[BEGIN Dataset content]

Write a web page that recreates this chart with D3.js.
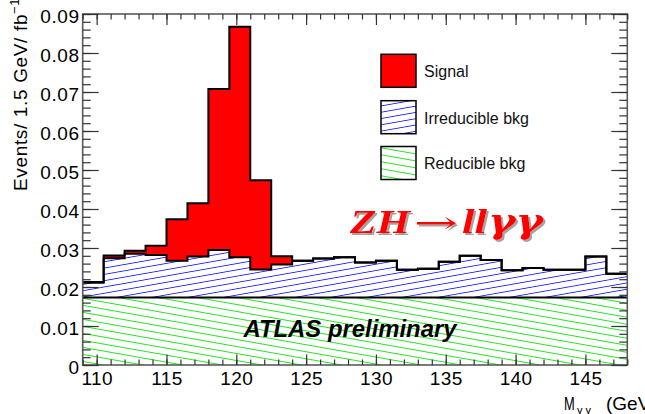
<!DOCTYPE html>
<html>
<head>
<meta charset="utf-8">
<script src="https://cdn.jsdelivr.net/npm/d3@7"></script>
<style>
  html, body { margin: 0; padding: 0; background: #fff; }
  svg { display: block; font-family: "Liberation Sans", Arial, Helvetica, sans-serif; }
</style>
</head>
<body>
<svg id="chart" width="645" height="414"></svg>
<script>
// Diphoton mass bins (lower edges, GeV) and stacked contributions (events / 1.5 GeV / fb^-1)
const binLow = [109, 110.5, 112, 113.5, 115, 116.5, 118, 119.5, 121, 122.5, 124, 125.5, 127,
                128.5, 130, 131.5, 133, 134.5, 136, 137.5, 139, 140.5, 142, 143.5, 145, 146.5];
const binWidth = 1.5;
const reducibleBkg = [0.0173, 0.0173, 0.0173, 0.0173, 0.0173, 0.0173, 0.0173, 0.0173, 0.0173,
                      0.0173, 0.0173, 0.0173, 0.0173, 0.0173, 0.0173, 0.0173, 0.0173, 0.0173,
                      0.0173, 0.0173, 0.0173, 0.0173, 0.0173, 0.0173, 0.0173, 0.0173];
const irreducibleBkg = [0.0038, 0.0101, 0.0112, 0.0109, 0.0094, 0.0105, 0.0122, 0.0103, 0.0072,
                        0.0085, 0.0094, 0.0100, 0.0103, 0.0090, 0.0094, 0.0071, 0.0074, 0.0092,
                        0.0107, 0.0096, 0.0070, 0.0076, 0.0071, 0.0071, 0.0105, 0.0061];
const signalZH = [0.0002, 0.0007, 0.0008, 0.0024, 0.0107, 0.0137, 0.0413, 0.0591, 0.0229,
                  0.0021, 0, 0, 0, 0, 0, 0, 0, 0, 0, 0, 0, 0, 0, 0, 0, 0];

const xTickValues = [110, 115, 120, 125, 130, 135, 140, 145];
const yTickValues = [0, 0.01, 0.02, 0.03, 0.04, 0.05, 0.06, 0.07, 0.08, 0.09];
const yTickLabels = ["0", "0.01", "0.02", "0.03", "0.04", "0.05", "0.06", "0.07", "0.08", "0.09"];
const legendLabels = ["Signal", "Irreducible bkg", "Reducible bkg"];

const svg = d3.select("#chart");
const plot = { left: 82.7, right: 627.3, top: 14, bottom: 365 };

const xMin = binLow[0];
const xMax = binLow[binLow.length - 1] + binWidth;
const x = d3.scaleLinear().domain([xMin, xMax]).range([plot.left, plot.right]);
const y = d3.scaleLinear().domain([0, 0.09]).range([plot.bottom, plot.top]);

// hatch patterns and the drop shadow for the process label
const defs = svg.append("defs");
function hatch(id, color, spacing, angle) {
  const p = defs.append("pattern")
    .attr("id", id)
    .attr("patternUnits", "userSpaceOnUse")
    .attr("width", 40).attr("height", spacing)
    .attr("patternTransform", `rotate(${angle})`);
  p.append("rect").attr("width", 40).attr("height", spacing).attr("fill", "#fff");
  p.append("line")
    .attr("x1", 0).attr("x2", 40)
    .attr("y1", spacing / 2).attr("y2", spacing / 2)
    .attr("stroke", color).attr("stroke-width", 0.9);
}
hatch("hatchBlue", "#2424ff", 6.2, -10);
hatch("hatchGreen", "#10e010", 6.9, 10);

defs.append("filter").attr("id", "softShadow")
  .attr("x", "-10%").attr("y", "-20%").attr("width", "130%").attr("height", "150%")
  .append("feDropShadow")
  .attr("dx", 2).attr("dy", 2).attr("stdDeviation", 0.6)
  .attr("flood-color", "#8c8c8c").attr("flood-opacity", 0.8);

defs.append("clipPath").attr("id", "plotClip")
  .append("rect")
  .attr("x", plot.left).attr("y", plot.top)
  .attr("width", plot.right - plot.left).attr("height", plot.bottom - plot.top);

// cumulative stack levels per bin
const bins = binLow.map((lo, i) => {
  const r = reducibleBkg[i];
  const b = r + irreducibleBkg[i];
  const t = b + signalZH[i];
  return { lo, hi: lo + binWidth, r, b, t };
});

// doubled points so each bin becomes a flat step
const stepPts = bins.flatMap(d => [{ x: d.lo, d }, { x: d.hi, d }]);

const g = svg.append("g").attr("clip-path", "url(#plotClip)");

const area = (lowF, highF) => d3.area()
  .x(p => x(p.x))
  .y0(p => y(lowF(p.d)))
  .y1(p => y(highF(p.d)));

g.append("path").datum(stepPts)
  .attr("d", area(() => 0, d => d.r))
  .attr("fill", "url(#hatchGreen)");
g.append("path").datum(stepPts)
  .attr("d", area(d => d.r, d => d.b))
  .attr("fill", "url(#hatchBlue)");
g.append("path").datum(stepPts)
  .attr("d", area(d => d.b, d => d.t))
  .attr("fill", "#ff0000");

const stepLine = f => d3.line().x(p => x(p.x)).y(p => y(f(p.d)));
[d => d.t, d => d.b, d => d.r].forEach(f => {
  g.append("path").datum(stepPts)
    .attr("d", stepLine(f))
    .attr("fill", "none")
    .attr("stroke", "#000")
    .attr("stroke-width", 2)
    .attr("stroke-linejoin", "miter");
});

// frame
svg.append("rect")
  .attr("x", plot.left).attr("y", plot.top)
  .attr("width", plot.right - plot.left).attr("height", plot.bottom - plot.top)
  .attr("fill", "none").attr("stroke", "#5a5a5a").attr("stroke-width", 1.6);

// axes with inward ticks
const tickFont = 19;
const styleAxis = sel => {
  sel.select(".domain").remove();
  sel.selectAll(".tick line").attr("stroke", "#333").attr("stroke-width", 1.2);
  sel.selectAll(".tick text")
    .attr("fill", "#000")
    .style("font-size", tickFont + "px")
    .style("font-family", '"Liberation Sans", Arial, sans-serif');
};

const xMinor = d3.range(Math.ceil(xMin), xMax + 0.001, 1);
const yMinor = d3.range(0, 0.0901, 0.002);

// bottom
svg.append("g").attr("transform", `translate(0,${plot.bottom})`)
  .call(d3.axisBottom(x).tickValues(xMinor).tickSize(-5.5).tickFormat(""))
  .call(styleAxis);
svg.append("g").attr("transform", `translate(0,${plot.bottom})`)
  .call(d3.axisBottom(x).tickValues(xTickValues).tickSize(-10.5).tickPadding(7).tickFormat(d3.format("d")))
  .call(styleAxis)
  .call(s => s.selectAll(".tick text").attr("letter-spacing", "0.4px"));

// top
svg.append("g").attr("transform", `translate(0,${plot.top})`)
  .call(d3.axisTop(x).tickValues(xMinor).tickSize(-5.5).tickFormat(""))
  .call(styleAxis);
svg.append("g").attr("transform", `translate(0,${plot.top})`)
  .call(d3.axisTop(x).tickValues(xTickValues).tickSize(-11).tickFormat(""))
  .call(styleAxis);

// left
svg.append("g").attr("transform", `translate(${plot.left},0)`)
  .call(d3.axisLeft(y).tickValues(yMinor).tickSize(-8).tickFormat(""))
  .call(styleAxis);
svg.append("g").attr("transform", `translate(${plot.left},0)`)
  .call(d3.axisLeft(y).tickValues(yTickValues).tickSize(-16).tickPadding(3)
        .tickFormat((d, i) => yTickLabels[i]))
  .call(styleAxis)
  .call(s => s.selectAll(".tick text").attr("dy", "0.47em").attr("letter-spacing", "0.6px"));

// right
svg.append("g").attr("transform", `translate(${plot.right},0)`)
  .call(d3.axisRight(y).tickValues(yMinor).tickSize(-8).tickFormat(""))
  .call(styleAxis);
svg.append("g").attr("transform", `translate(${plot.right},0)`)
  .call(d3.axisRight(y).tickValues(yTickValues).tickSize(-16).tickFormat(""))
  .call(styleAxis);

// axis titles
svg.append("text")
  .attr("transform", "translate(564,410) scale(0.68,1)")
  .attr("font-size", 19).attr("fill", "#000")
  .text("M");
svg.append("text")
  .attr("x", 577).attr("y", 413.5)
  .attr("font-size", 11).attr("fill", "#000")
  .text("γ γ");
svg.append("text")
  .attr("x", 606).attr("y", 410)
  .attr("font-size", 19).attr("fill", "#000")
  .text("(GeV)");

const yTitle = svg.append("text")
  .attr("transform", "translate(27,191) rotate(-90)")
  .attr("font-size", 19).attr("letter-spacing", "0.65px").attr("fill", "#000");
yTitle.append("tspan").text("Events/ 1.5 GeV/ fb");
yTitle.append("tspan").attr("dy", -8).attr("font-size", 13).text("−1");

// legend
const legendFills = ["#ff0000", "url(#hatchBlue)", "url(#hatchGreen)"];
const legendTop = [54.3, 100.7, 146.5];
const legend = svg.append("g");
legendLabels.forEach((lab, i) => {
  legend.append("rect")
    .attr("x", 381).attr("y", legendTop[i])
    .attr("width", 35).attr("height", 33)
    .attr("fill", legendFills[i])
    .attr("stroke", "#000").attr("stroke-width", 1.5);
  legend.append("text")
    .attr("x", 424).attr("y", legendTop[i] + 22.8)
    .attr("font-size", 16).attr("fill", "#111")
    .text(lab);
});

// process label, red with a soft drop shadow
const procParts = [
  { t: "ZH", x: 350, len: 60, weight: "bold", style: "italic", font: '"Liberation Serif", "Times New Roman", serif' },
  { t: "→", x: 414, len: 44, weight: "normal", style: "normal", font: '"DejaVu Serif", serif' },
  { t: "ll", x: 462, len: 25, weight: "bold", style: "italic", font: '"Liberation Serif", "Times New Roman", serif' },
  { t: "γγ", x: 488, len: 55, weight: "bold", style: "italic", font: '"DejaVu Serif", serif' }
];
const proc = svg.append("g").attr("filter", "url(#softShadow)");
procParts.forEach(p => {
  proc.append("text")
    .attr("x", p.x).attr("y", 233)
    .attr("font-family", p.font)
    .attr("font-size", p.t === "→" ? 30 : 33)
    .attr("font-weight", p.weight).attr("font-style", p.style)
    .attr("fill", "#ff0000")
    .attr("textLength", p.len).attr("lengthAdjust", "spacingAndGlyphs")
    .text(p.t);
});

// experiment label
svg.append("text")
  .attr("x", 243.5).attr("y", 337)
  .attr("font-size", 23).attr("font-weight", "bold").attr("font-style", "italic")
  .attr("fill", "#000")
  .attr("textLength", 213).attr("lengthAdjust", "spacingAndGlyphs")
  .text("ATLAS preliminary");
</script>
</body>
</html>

[END Dataset content]
[BEGIN Dataset content]

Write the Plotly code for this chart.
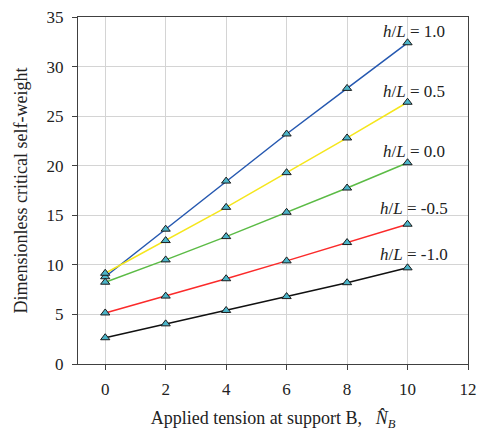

[END Dataset content]
[BEGIN Dataset content]

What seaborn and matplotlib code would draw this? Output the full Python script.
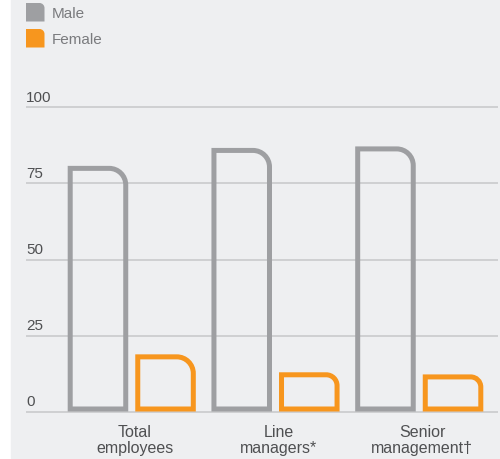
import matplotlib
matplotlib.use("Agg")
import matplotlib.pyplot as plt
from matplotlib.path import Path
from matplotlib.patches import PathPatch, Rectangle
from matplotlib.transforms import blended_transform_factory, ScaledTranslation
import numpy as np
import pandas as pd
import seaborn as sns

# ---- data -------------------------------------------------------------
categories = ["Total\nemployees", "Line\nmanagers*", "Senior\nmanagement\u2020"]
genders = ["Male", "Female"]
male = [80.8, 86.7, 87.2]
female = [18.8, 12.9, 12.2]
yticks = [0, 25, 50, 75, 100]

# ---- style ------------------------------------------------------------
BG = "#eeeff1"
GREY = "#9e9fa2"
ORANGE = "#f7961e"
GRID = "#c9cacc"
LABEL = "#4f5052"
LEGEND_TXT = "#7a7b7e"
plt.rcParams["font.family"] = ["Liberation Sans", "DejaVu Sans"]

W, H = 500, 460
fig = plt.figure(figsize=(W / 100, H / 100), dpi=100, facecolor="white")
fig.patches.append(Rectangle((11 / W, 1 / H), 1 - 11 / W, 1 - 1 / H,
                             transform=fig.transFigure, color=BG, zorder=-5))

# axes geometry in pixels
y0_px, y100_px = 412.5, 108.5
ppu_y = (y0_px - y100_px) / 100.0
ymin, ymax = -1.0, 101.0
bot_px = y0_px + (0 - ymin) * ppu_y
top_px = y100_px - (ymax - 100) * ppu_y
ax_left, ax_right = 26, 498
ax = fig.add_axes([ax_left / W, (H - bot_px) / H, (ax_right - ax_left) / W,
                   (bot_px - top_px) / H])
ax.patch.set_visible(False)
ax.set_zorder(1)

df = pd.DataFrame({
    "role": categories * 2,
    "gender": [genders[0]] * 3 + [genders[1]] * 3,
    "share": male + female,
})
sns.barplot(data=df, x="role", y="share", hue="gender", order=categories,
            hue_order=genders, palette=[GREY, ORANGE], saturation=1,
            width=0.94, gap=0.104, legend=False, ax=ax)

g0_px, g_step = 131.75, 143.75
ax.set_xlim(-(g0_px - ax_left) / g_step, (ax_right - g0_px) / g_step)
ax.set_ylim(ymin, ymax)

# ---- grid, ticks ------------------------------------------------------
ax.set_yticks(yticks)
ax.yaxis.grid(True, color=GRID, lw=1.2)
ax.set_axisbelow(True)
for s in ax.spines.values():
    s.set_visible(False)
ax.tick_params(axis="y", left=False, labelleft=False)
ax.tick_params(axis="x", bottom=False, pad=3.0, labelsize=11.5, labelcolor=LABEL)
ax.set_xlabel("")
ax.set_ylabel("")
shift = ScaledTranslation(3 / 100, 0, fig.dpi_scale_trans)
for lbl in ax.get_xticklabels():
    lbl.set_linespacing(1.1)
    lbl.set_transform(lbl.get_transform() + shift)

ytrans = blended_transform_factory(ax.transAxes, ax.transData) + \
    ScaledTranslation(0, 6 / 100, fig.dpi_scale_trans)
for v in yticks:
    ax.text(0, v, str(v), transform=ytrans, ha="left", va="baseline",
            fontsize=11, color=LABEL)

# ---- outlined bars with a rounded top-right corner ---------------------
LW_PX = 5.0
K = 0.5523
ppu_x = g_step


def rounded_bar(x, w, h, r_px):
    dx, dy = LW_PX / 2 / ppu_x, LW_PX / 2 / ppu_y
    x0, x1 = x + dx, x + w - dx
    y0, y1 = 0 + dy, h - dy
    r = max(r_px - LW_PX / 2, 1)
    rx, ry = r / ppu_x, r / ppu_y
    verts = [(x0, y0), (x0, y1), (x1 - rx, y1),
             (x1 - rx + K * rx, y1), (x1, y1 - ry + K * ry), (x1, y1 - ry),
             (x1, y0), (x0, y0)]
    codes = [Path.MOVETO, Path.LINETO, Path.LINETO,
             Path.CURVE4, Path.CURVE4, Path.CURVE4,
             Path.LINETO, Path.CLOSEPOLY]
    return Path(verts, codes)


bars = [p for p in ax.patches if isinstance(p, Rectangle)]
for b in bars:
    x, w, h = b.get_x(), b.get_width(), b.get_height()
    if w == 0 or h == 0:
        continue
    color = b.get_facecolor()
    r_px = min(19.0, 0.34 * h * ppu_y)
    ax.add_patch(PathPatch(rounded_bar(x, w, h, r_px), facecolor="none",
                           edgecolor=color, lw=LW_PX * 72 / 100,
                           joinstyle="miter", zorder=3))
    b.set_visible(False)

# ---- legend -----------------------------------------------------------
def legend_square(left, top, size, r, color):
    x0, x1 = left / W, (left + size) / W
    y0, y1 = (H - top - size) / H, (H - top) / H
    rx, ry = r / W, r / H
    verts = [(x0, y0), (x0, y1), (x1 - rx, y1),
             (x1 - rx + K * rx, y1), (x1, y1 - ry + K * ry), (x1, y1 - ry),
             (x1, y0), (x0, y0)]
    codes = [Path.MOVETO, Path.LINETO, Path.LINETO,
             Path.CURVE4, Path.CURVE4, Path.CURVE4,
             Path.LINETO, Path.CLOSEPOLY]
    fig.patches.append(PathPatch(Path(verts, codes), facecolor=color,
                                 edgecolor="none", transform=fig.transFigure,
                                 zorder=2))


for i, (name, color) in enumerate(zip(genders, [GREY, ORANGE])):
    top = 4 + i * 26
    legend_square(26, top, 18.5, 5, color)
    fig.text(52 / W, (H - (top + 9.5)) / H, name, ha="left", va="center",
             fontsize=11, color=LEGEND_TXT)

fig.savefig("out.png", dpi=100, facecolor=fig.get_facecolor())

[END Dataset content]

Exercise task - From the records above, quote word for word only the lines beginning at the line that has "What seaborn and" and stopping after the line that has "transform=fig.transFigure, color=BG, zorder=-5))". Omit the pictures.

Expected answer -
What seaborn and matplotlib code would draw this? Output the full Python script.
import matplotlib
matplotlib.use("Agg")
import matplotlib.pyplot as plt
from matplotlib.path import Path
from matplotlib.patches import PathPatch, Rectangle
from matplotlib.transforms import blended_transform_factory, ScaledTranslation
import numpy as np
import pandas as pd
import seaborn as sns

# ---- data -------------------------------------------------------------
categories = ["Total\nemployees", "Line\nmanagers*", "Senior\nmanagement\u2020"]
genders = ["Male", "Female"]
male = [80.8, 86.7, 87.2]
female = [18.8, 12.9, 12.2]
yticks = [0, 25, 50, 75, 100]

# ---- style ------------------------------------------------------------
BG = "#eeeff1"
GREY = "#9e9fa2"
ORANGE = "#f7961e"
GRID = "#c9cacc"
LABEL = "#4f5052"
LEGEND_TXT = "#7a7b7e"
plt.rcParams["font.family"] = ["Liberation Sans", "DejaVu Sans"]

W, H = 500, 460
fig = plt.figure(figsize=(W / 100, H / 100), dpi=100, facecolor="white")
fig.patches.append(Rectangle((11 / W, 1 / H), 1 - 11 / W, 1 - 1 / H,
                             transform=fig.transFigure, color=BG, zorder=-5))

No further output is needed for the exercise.